++++ INFORMATION PROVIDED

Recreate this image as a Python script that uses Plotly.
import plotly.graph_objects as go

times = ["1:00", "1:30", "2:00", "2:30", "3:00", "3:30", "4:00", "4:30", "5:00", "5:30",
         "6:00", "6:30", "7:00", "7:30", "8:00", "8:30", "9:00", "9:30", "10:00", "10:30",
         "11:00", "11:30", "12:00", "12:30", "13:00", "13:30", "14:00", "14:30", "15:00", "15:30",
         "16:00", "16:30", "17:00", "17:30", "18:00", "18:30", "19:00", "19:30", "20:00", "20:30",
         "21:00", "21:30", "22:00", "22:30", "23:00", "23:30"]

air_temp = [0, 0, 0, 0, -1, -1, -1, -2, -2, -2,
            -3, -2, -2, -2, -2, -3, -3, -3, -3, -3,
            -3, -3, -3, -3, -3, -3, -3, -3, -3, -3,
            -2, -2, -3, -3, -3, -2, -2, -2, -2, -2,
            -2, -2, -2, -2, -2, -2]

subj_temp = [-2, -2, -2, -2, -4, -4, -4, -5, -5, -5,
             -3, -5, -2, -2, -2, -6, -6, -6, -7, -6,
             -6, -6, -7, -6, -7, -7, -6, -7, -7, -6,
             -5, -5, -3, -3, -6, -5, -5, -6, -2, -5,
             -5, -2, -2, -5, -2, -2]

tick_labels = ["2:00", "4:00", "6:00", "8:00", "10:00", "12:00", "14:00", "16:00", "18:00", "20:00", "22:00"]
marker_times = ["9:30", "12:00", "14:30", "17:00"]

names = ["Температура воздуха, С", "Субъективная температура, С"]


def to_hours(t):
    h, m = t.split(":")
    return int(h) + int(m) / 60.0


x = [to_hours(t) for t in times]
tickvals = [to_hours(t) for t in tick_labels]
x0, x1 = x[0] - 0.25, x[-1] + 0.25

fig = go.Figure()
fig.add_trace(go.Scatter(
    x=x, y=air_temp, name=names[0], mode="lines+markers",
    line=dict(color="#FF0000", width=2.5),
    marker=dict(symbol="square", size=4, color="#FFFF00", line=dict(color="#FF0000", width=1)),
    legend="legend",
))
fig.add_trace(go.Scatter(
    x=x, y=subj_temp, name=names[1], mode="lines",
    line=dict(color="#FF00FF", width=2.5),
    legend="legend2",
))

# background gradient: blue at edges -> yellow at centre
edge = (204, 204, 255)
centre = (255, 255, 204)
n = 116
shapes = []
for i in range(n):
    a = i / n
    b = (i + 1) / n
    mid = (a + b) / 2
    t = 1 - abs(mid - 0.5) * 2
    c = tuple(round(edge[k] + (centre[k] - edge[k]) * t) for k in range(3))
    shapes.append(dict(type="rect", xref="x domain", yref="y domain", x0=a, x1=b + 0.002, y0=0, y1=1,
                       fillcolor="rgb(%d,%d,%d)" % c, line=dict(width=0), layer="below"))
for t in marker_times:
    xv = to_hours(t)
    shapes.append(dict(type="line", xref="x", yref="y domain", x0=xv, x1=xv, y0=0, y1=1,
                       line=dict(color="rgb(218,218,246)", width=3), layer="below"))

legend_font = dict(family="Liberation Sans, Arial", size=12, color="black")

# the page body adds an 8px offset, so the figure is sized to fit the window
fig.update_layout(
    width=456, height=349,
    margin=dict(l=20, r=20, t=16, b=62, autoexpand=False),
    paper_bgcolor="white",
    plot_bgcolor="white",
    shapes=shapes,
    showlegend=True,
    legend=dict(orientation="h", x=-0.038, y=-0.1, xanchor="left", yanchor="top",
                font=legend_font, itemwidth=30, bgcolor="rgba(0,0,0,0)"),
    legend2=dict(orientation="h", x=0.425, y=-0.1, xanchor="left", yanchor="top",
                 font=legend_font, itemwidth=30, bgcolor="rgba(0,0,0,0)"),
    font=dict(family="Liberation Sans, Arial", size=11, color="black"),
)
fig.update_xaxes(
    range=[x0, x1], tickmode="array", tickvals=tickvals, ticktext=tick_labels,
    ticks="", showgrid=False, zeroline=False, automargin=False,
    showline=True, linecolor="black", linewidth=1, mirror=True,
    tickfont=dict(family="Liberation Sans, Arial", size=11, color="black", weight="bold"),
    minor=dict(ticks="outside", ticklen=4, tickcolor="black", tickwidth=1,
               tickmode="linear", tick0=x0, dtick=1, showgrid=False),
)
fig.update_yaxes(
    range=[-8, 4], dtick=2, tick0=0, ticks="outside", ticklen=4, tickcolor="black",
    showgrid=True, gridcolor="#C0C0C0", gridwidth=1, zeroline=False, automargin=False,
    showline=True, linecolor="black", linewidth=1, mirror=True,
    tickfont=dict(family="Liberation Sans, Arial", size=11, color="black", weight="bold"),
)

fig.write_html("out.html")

++++++++

● **GOAL**: Return exactly the lines that run from the top of the listing above to the line containing "-5, -2, -2, -5, -2, -2]", please, keeping both end lines and leaving out everything else.

● **CORRECT ANSWER**:
Recreate this image as a Python script that uses Plotly.
import plotly.graph_objects as go

times = ["1:00", "1:30", "2:00", "2:30", "3:00", "3:30", "4:00", "4:30", "5:00", "5:30",
         "6:00", "6:30", "7:00", "7:30", "8:00", "8:30", "9:00", "9:30", "10:00", "10:30",
         "11:00", "11:30", "12:00", "12:30", "13:00", "13:30", "14:00", "14:30", "15:00", "15:30",
         "16:00", "16:30", "17:00", "17:30", "18:00", "18:30", "19:00", "19:30", "20:00", "20:30",
         "21:00", "21:30", "22:00", "22:30", "23:00", "23:30"]

air_temp = [0, 0, 0, 0, -1, -1, -1, -2, -2, -2,
            -3, -2, -2, -2, -2, -3, -3, -3, -3, -3,
            -3, -3, -3, -3, -3, -3, -3, -3, -3, -3,
            -2, -2, -3, -3, -3, -2, -2, -2, -2, -2,
            -2, -2, -2, -2, -2, -2]

subj_temp = [-2, -2, -2, -2, -4, -4, -4, -5, -5, -5,
             -3, -5, -2, -2, -2, -6, -6, -6, -7, -6,
             -6, -6, -7, -6, -7, -7, -6, -7, -7, -6,
             -5, -5, -3, -3, -6, -5, -5, -6, -2, -5,
             -5, -2, -2, -5, -2, -2]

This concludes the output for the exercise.